On the 28th November I setup early for a full night of imaging. Within an hour and a half the scope was assembled, aligned, collimation checked and drift align complete. A couple of minutes later and the CCD and guide camera were attached and I was back indoors with a nice warm drink and focusing the main camera.

That’s when the issues began. At first I thought it was just the Olimex A20 losing its wifi connection. After multiple reboots, adding a wifi extender and trying a better dual antenna wifi adapter, the A20 stopped completely. Not a wifi issue after all.

I then realised how far the temperature had dropped. The nights forecast for 1 degree was a little off. The temperature had dropped towards -5c, too low for the Olimex (apparently all components are rated to -20c other than the RAM which is 0) and as the device had been idle for quite a while it had failed to keep the dry box internal temperature above freezing.

I swapped the Olimex out for the Raspberry Pi 3 I’ve been using to test the new astro hat along with the hat itself to act as a 12v to 5v supply for the Pi and was back up and running.

The next issue to hit was fogging of the corrector plate, despite a relatively high setting on the dew heater. In the end it needed 90% power to keep the scope clear.

Then began the guiding issues. RA guiding alone was good but the Dec drift required guiding in two axis and the moment Dec was turned on, the guiding graph went all over the place. Eventually I managed to get reasonably stable results by turning on dec guiding in a single axis only but it was far from ideal.

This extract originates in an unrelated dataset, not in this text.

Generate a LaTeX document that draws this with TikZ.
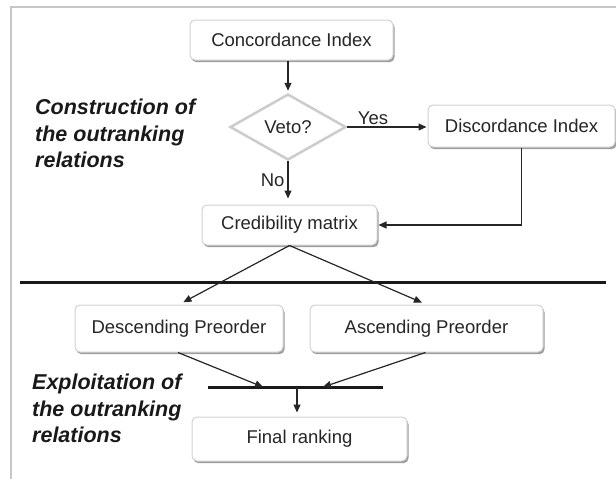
\documentclass[tikz,border=0pt]{standalone}
\usepackage{fontspec}
\setmainfont{Liberation Sans}
\usetikzlibrary{arrows.meta,shapes.geometric,shadows}
\begin{document}
\begin{tikzpicture}[x=1pt,y=-1pt,
  box/.style={draw=black!18, line width=1pt, fill=white, rounded corners=5pt, text=black!85,
    font=\fontsize{18.5}{22}\selectfont, inner sep=0pt,
    drop shadow={shadow xshift=1.5pt, shadow yshift=-2.2pt, fill=black!55, opacity=0.7}},
  dia/.style={shape=diamond, draw=black!20, line width=2.5pt, fill=white, inner sep=0pt,
    text=black!85, font=\fontsize{18.5}{22}\selectfont},
  lbl/.style={font=\fontsize{21.5}{26.5}\selectfont\bfseries\itshape, align=left,
    anchor=north west, inner sep=0pt, text=black!90},
  small/.style={font=\fontsize{18.5}{22}\selectfont, text=black!85, inner sep=1pt},
  arr/.style={-{Triangle[length=8pt,width=7pt]}, line width=1.2pt, draw=black!85},
  bar/.style={line width=3pt, draw=black!90},
  frame/.style={draw=black!22, line width=1.5pt}
]
\useasboundingbox (0,0) rectangle (616,479);
\draw[frame] (11,479) -- (11,7) -- (616,7);

% nodes
\node[box, minimum width=203pt, minimum height=40pt] (conc) at (291.5,40) {Concordance Index};
\node[dia, minimum width=116pt, minimum height=66pt] (veto) at (288,127) {Veto?};
\node[box, minimum width=187pt, minimum height=42pt] (disc) at (521.5,126) {Discordance Index};
\node[box, minimum width=175pt, minimum height=40pt] (cred) at (289.5,225) {Credibility matrix};
\node[box, minimum width=208pt, minimum height=47pt] (desc) at (179,328.5) {Descending Preorder};
\node[box, minimum width=233pt, minimum height=47pt] (asc) at (426.5,328.5) {Ascending Preorder};
\node[box, minimum width=215pt, minimum height=44pt] (final) at (299.5,439) {Final ranking};

\node[lbl] (lab1) at (35,99) {Construction of\\the outranking\\relations};
\node[lbl] (lab2) at (32,374) {Exploitation of\\the outranking\\relations};

% separators
\coordinate (sL) at (20,282);
\coordinate (sR) at (606,282);
\draw[bar] (sL) -- (sR);
\coordinate (bL) at (208,387);
\coordinate (bR) at (383,387);
\coordinate (b1) at (263,387);
\coordinate (b2) at (323,387);
\coordinate (bc) at (297,387);
\draw[bar] (bL) -- (bR);

% connectors
\draw[arr, shorten >=2pt] (veto.north |- conc.south) -- (veto.north);
\draw[arr, shorten >=1pt] (veto.east) -- (veto.east -| disc.west)
  node[small, above=1pt, pos=0.32] (yes) {Yes};
\draw[arr, shorten >=6pt] (veto.south) -- (veto.south |- cred.north)
  node[small, left=2pt, pos=0.45] (no) {No};
\draw[arr, shorten >=1pt] (disc.south) |- (cred.east);
\draw[arr, shorten >=5pt] (cred.south) -- (desc.north);
\draw[arr, shorten >=5pt] (cred.south) -- (asc.north);
\draw[arr] ([xshift=-1pt]desc.south) -- (b1);
\draw[arr] ([xshift=-1pt]asc.south) -- (b2);
\draw[arr, shorten >=4pt] (bc) -- (bc |- final.north);
\end{tikzpicture}
\end{document}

I’ve since read up on the guider’s PID settings and will be tweaking those during the next session. I’ve also tuned up the Dec drive which had developed a little too much play between the gears due to a screw that the worm gear pivots on being a little too tight.

Despite all that, several hours later and nearing midnight I was finally able to start collecting some reasonable data on a few targets. I focused mainly on M1 the crab nebula, then took a few exposures of M76 and M78 to help gauge what a future session would need to dedicate to imaging those.

M1 - Crab Nebula

M1 - Crab Nebula, 11x180s and 13x120s

M1 - Crab Nebula, 11x180s and 13x120s

Setting Value
Exposure Time 11x180s and 13x120s
Date 2016-11-29 01:00 UTC
CCD SXVR-H9
Guider Lodestar
Scope LX90 8"
Bias/Dark/Flat Frames 41x0.001s / 10x120s / 53x0.13s

The image was processed using PixInsight which I’ve just started to learn my way around. Considering the conditions, guiding issues and a shorter session than planned, I’m quite pleased with how well this image turned out.

As far as supernova’s go, the results of this one are quite spectacular and a mono image just doesn’t do it justice. Whilst having the honor of being the first fuzzy blob to be catalogued by Charles Messier, this object was apparently seen as far back as 1054 by Chinese astronomers.

Chinese astronomers watching the sky on July 4, 1054, noted the appearance of a new or "guest" star just above the southern horn of Taurus. But knowledge of star-fields was not necessary to spot this surprising visitor — according to records, the bright source was visible during the daytime for 23 days, shining six times as brightly as Venus.

M76 and M78

The next two targets, M76 and M78, didn’t turn out as well.

M76 - The Little Dumbbell Nebula

M76 - The Little Dumbbell Nebula

M78

M78

I collected insufficient data for both of these but especially for M78. With exposures of 41x60s for M76 and 9x120s for M78.

Despite this, the general shape of the M76 nebula and central star can just about be made out.

I’ll have to return to these another night and try again.